A leading member of the Armenian Revolutionary Federation (Dashnaktsutyun), Levon Mkrtchian, tells “Iravunk” that his party is not helping a candidate from its coalition partner, the Orinats Yerkir Party, win Sunday’s parliamentary by-election in the single-mandate constituency No. 44. “The coalition did not discuss the issue. Orinats Yerkir apparently did not need to raise the issue with the coalition,” Mkrtchian says.

The main Orinats Yerkir challenger in the race, businessman Arayik Hayrapetian, complains to “Hayots Ashkhar” about a government support for his opponent. He says the constituency north of Yerevan must not turn into an exclusive zone of Orinats Yerkir influence.

In an interview with “Iravunk,” the prominent Armenian poetess Silva Kaputikian, who has denounced President Robert Kocharian’s spring crackdown on the opposition, confirms reports that she was snubbed by the government organizers of this month’s Armenia-Diaspora cultural festival.
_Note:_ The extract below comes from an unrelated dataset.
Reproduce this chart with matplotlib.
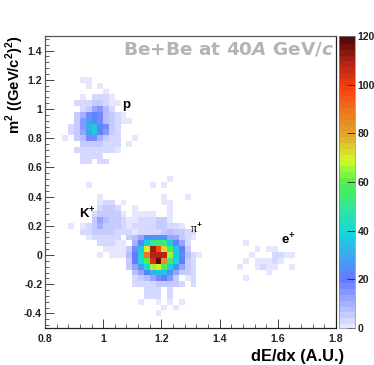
import numpy as np
import matplotlib
matplotlib.use("Agg")
import matplotlib.pyplot as plt
from matplotlib.colors import LinearSegmentedColormap
from matplotlib.ticker import MultipleLocator, FixedLocator

plt.rcParams['font.family'] = ['Liberation Sans', 'DejaVu Sans']
plt.rcParams['font.weight'] = 'bold'
plt.rcParams['mathtext.fontset'] = 'custom'
plt.rcParams['mathtext.rm'] = 'Liberation Sans:bold'
plt.rcParams['mathtext.bf'] = 'Liberation Sans:bold'
plt.rcParams['mathtext.it'] = 'DejaVu Sans:italic:bold'

X_EDGES = (0.8, 1.8)
Y_EDGES = (-0.5, 1.5)
NBINS = 50

# row index: (first column, counts per column)
proton = {
    42: (6, [2, 2]),
    41: (7, [2, 0, 2]),
    40: (10, [2]),
    39: (6, [2, 0, 3, 3, 3, 2]),
    38: (5, [3, 3, 4, 5, 5, 3, 2, 2]),
    37: (6, [3, 6, 13, 15, 9, 4]),
    36: (5, [5, 10, 19, 23, 19, 8, 5, 3, 2]),
    35: (5, [6, 15, 30, 26, 18, 8, 5, 3, 2, 2]),
    34: (4, [3, 6, 16, 33, 37, 24, 17, 6, 4]),
    33: (4, [3, 6, 14, 30, 38, 22, 16, 5, 4]),
    32: (3, [2, 0, 5, 8, 18, 18, 10, 6, 4, 3, 0, 0, 2]),
    31: (6, [5, 6, 6, 5, 4, 3, 3, 0, 2]),
    30: (5, [3, 3, 4, 3, 4, 3, 3, 2]),
    29: (6, [3, 3, 3, 3]),
    28: (6, [3, 3, 0, 3, 3]),
}
kaon = {
    24: (7, [2]),
    22: (9, [2]),
    21: (9, [2, 3, 3, 0, 1]),
    20: (9, [3, 5, 5, 4]),
    19: (8, [4, 5, 6, 6, 5, 2]),
    18: (8, [6, 12, 8, 7, 6, 4, 2]),
    17: (4, [2, 0, 2, 4, 6, 10, 7, 6, 5, 3, 2]),
    16: (6, [3, 3, 5, 5, 6, 5, 4, 3, 4]),
    15: (7, [2, 3, 3, 4, 3, 3]),
    14: (9, [3, 3, 3, 2, 2]),
    13: (10, [2, 2, 2, 2, 2]),
    12: (9, [2, 0, 2, 2, 2]),
}
pion = {
    25: (21, [2]),
    24: (18, [2, 0, 2]),
    22: (20, [2, 0, 0, 0, 2]),
    21: (13, [2, 0, 0, 0, 0, 0, 0, 2, 2]),
    20: (15, [2, 0, 0, 0, 0, 0, 2]),
    19: (13, [2, 0, 2, 2, 2, 2, 0, 0, 2]),
    18: (13, [2, 0, 2, 3, 3, 3, 5, 5, 2]),
    17: (13, [3, 0, 3, 3, 3, 3, 5, 5, 3, 3, 2]),
    16: (15, [2, 3, 3, 3, 4, 6, 8, 7, 5, 4, 3]),
    15: (14, [6, 8, 14, 25, 28, 28, 27, 14, 12, 6, 3, 2]),
    14: (15, [10, 22, 38, 52, 56, 54, 38, 22, 12, 4]),
    13: (14, [6, 18, 36, 70, 112, 98, 72, 56, 38, 20, 6]),
    12: (14, [8, 20, 42, 90, 108, 110, 110, 66, 36, 26, 8, 3, 2]),
    11: (14, [6, 20, 42, 58, 104, 118, 84, 55, 40, 20, 7, 3]),
    10: (14, [5, 12, 28, 42, 66, 68, 58, 40, 26, 14, 7, 3]),
    9: (15, [8, 14, 22, 32, 34, 34, 24, 14, 6, 5, 3]),
    8: (15, [4, 6, 8, 14, 18, 22, 16, 7, 0, 2, 4]),
    7: (15, [3, 3, 4, 4, 6, 6, 5, 5, 4, 0, 3]),
    6: (17, [3, 4, 4, 0, 3]),
    5: (17, [3, 3, 4, 0, 3]),
    4: (16, [2, 0, 0, 2, 0, 2, 0, 2]),
    3: (20, [2, 0, 2]),
    2: (19, [2]),
}
electron = {
    14: (34, [2]),
    13: (36, [2, 0, 2, 2]),
    12: (35, [2, 0, 0, 0, 3, 3, 2, 2]),
    11: (34, [2, 0, 2, 2, 2, 3, 2]),
    10: (33, [2, 0, 0, 2, 3, 2, 2, 0, 0, 2]),
    9: (38, [2]),
    8: (34, [2]),
}

cbar_stops = [0, 20, 30, 40, 50, 60, 70, 80, 90, 100, 110, 120]
cbar_colors = ['#e6e6ff', '#6478ff', '#3ca8f0', '#14d8dc', '#32e69a', '#4cf04c',
               '#d4fa28', '#dcaa2c', '#f07820', '#fa4010', '#b82418', '#5a0a0a']

counts = np.zeros((NBINS, NBINS))
for cluster in (proton, kaon, pion, electron):
    for row, (first, vals) in cluster.items():
        for k, v in enumerate(vals):
            counts[row, first + k] = max(counts[row, first + k], v)
counts = np.ma.masked_where(counts == 0, counts)

cmap = LinearSegmentedColormap.from_list(
    'root', [(s / 120, c) for s, c in zip(cbar_stops, cbar_colors)], N=50)

fig = plt.figure(figsize=(3.74, 3.65), dpi=100)
W, H = 374, 365
ax = fig.add_axes([45 / W, 1 - 328 / H, 291 / W, 292 / H])
cax = fig.add_axes([338.5 / W, 1 - 328 / H, 16.5 / W, 292 / H])

xe = np.linspace(*X_EDGES, NBINS + 1)
ye = np.linspace(*Y_EDGES, NBINS + 1)
mesh = ax.pcolormesh(xe, ye, counts, cmap=cmap, vmin=0, vmax=120, linewidth=0)

ax.set_xlim(*X_EDGES)
ax.set_ylim(*Y_EDGES)
ax.xaxis.set_major_locator(MultipleLocator(0.2))
ax.xaxis.set_minor_locator(MultipleLocator(0.04))
ax.yaxis.set_major_locator(MultipleLocator(0.2))
ax.yaxis.set_minor_locator(MultipleLocator(0.04))
ax.tick_params(which='major', direction='in', length=6.5, width=0.7,
               color='#444444', labelsize=7.6)
ax.tick_params(which='minor', direction='in', length=3.2, width=0.6, color='#444444')
ax.tick_params(axis='x', which='major', pad=4)
ax.tick_params(axis='y', which='major', pad=2)
ax.set_xticks([0.8, 1.0, 1.2, 1.4, 1.6, 1.8])
ax.set_xticklabels(['0.8', '1', '1.2', '1.4', '1.6', '1.8'], color='#222222')
ax.set_yticks([-0.4, -0.2, 0, 0.2, 0.4, 0.6, 0.8, 1.0, 1.2, 1.4])
ax.set_yticklabels(['-0.4', '-0.2', '0', '0.2', '0.4', '0.6', '0.8', '1', '1.2', '1.4'],
                   color='#222222')
for name, spine in ax.spines.items():
    spine.set_linewidth(0.9)
    spine.set_color('#222222' if name in ('right', 'bottom') else '#555555')

fig.text(344 / W, 1 - 361 / H, 'dE/dx (A.U.)', ha='right', va='baseline', fontsize=11.8)
fig.text(15 / W, 1 - 35 / H, r'm$^{2}$ ((GeV/c$^{2}$)$^{2}$)', rotation=90,
         ha='center', va='top', fontsize=10.6)

ax.text(0.995, 0.985, r'Be+Be at 40$\mathit{A}$ GeV/$\mathit{c}$', transform=ax.transAxes,
        ha='right', va='top', fontsize=13.3, color='#b4b4b4', family='DejaVu Sans')

ax.text(1.065, 1.03, 'p', fontsize=9.5, va='center')
ax.text(0.917, 0.28, r'K$^{+}$', fontsize=9.5, va='center')
ax.text(1.30, 0.18, '\u03c0$^{+}$', fontsize=8.5, va='center', family='Liberation Serif',
        fontweight='normal')
ax.text(1.61, 0.105, r'e$^{+}$', fontsize=9.5, va='center')

cb = fig.colorbar(mesh, cax=cax)
cb.solids.set_edgecolor('face')
cb.set_ticks(FixedLocator([0, 20, 40, 60, 80, 100, 120]))
cb.ax.tick_params(direction='in', length=6, width=0.7, color='#333333',
                  labelsize=7.6, pad=2, labelcolor='#222222')
cb.outline.set_linewidth(0.5)
cb.outline.set_edgecolor('#888888')

fig.savefig('out.png', dpi=100)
Kaputikian says the festival named “One Nation, One Culture” was little more than a formality. “The very fact that the festival organizers succeeded in whisking away the president of our republic from the Poplavok [café in Yerevan] and taking him to the government gallery of the Opera House to have him listen to high-quality Armenian music was quite a victory,” she says mockingly. “Inviting or not inviting me is of secondary importance to myself.”